Sturt's Strezletki Creek in South Australian territory was
then followed.
This peculiar watercourse branches out from the Cooper
and runs in a south-south-west direction. It brought Gregory safely to
the northern settlements of South Australia. The fruitless search for
it, however, was one of the main causes of the death of Burke and
Wills in 1861. This was Gregory's final attempt; he accepted the
position of Surveyor-General of Queensland, and his labours as an
explorer terminated. His journals are characterised by a brevity that
is not the soul of wit, he appearing to grudge to others the
information he had obtained at the expense of great endurance,
hardihood, knowledge, and judgment. Gregory was probably the closest
observer of all the explorers, except Mitchell, and an advanced
geologist.
In 1858 a new aspirant for geographical honours appeared on the field
in the person of John McDouall Stuart, of South Australia, who, as
before mentioned, had formerly been a member of Captain Sturt's
Central Australian expedition in 1843-5 as draftsman and surveyor.
Stuart's object was to cross the continent, almost in its greatest
width, from south to north; and this he eventually accomplished. After
three attempts he finally reached the north coast in 1862, his rival
Burke having been the first to do so. Stuart might have been first,
but he seems to have under-valued his rival, and wasted time in
returning and refitting when he might have performed the feat in two
if not one journey; for he discovered a well-watered country the whole
way, and his route is now mainly the South Australian Transcontinental
Telegraph Line, though it must be remembered that Stuart had something
like fifteen hundred miles of unknown country in front of him to
explore, while Burke and Wills had scarcely six. Stuart also conducted
some minor explorations before he undertook his greater one. He and
McKinlay were South Australia's heroes, and are still venerated there
accordingly. He died in England not long after the completion of his
last expedition.
We now come to probably the most melancholy episode in the long
history of Australian exploration, relating to the fate of Burke and
Wills.
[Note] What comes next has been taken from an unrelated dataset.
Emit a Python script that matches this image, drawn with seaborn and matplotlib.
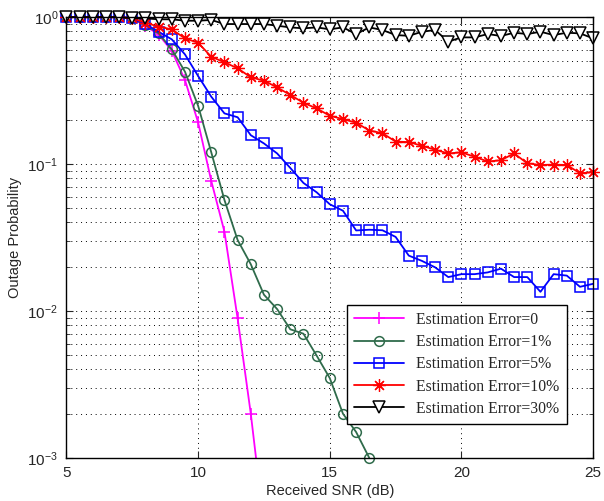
import matplotlib
matplotlib.use("Agg")
import matplotlib.pyplot as plt
import seaborn as sns
import pandas as pd
from matplotlib.ticker import LogLocator, NullFormatter

# received SNR grid (dB)
snr_db = [5, 5.5, 6, 6.5, 7, 7.5, 8, 8.5, 9, 9.5, 10, 10.5, 11, 11.5, 12, 12.5,
          13, 13.5, 14, 14.5, 15, 15.5, 16, 16.5, 17, 17.5, 18, 18.5, 19, 19.5,
          20, 20.5, 21, 21.5, 22, 22.5, 23, 23.5, 24, 24.5, 25]

# outage probability
err_0 = [1.0, 1.0, 1.0, 1.0, 1.0, 0.98, 0.87, 0.76, 0.59, 0.373, 0.192, 0.0766,
         0.0346, 0.0089, 0.0020, 0.00035]
err_1 = [1.0, 1.0, 1.0, 1.0, 1.0, 0.98, 0.88, 0.775, 0.603, 0.425, 0.249, 0.12,
         0.0569, 0.0304, 0.0208, 0.0129, 0.0103, 0.0075, 0.0070, 0.00497, 0.00349,
         0.0020, 0.0015, 0.0010]
err_5 = [1.0, 1.0, 1.0, 1.0, 1.0, 0.98, 0.896, 0.794, 0.705, 0.557, 0.397, 0.287,
         0.221, 0.208, 0.157, 0.138, 0.118, 0.094, 0.0743, 0.0642, 0.0532, 0.0481,
         0.0353, 0.0357, 0.0354, 0.0319, 0.0238, 0.0219, 0.0198, 0.017, 0.0178,
         0.0178, 0.0183, 0.0194, 0.017, 0.017, 0.0135, 0.0178, 0.0174, 0.0146, 0.0153]
err_10 = [1.0, 1.0, 1.0, 1.0, 1.0, 0.98, 0.915, 0.86, 0.825, 0.716, 0.668, 0.537,
          0.492, 0.448, 0.389, 0.369, 0.332, 0.295, 0.261, 0.239, 0.213, 0.202,
          0.191, 0.169, 0.162, 0.142, 0.141, 0.133, 0.125, 0.118, 0.12, 0.112,
          0.104, 0.106, 0.118, 0.101, 0.0985, 0.099, 0.0985, 0.0865, 0.088]
err_30 = [1.0, 1.0, 1.0, 1.0, 1.0, 0.98, 0.98, 0.965, 0.965, 0.944, 0.944, 0.955,
          0.896, 0.896, 0.896, 0.896, 0.873, 0.85, 0.838, 0.85, 0.825, 0.85, 0.766,
          0.85, 0.816, 0.754, 0.745, 0.794, 0.816, 0.68, 0.727, 0.727, 0.766, 0.743,
          0.782, 0.766, 0.794, 0.754, 0.782, 0.774, 0.716]

labels = ["Estimation Error=0", "Estimation Error=1%", "Estimation Error=5%",
          "Estimation Error=10%", "Estimation Error=30%"]

sns.set_style("ticks")
plt.rcParams["font.family"] = ["Liberation Sans", "DejaVu Sans"]

fig = plt.figure(figsize=(6.04, 5.01), dpi=100)
ax = fig.add_axes([0.110, 0.086, 0.872, 0.880])

asterisk = (8, 2, 0)
series = [
    (err_0, "#ff00ff", "+", dict(markersize=9, markeredgewidth=1.1)),
    (err_1, "#2f6b4b", "o", dict(markersize=7, markerfacecolor="none",
                                 markeredgewidth=1.1, clip_on=False)),
    (err_5, "#0000ff", "s", dict(markersize=7, markerfacecolor="none",
                                 markeredgewidth=1.1, clip_on=False)),
    (err_10, "#ff0000", asterisk, dict(markersize=9, markeredgewidth=0.9, clip_on=False)),
    (err_30, "#000000", "v", dict(markersize=9, markerfacecolor="white",
                                  markeredgewidth=1.1, clip_on=False)),
]

for (vals, col, mk, kw), lab in zip(series, labels):
    df = pd.DataFrame({"snr": snr_db[:len(vals)], "p": vals})
    sns.lineplot(data=df, x="snr", y="p", ax=ax, color=col, marker=mk,
                 markeredgecolor=col, linewidth=1.3,
                 errorbar=None, label=lab, **kw)

ax.set_yscale("log")
ax.set_xlim(5, 25)
ax.set_ylim(1e-3, 1)
ax.set_xticks([5, 10, 15, 20, 25])
ax.yaxis.set_minor_locator(LogLocator(base=10, subs=range(2, 10)))
ax.yaxis.set_minor_formatter(NullFormatter())

dot = (0, (1, 4))
ax.grid(True, which="major", axis="both", color="k", linestyle=dot, linewidth=0.7)
ax.grid(True, which="minor", axis="y", color="k", linestyle=dot, linewidth=0.7)
ax.tick_params(which="both", direction="in", top=True, right=True, labelsize=11)
ax.tick_params(which="major", length=5, pad=6)
ax.tick_params(which="minor", length=3)
for s in ax.spines.values():
    s.set_linewidth(1.0)
    s.set_color("k")

ax.set_xlabel("Received SNR (dB)", fontsize=10.5, labelpad=3)
ax.set_ylabel("Outage Probability", fontsize=10.5, labelpad=4)

leg = ax.legend(loc="lower left", bbox_to_anchor=(0.532, 0.077), borderaxespad=0,
                fancybox=False, edgecolor="k", framealpha=1, handlelength=3.2,
                borderpad=0.45, labelspacing=0.4,
                prop={"family": "Liberation Serif", "size": 11.3})
leg.get_frame().set_linewidth(1.0)

fig.savefig("out.png", dpi=100)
The people and Government of the colony of Victoria determined
to despatch an expedition to explore Central Australia, from Sturt's
Eyre's Creek to the shores of the Gulf of Carpentaria at the mouth of
the Albert River of Stokes's, a distance in a straight line of not
more than six hundred miles; and as everything that Victoria
undertakes must always be on the grandest scale, so was this. One
colonist gave 1000 pounds; 4000 pounds more was subscribed, and then
the Government took the matter in hand to fit out the Victorian
Exploring Expedition. Camels were specially imported from India, and
everything was done to ensure success; when I say everything, I mean
all but the principal thing - the leader was the wrong man.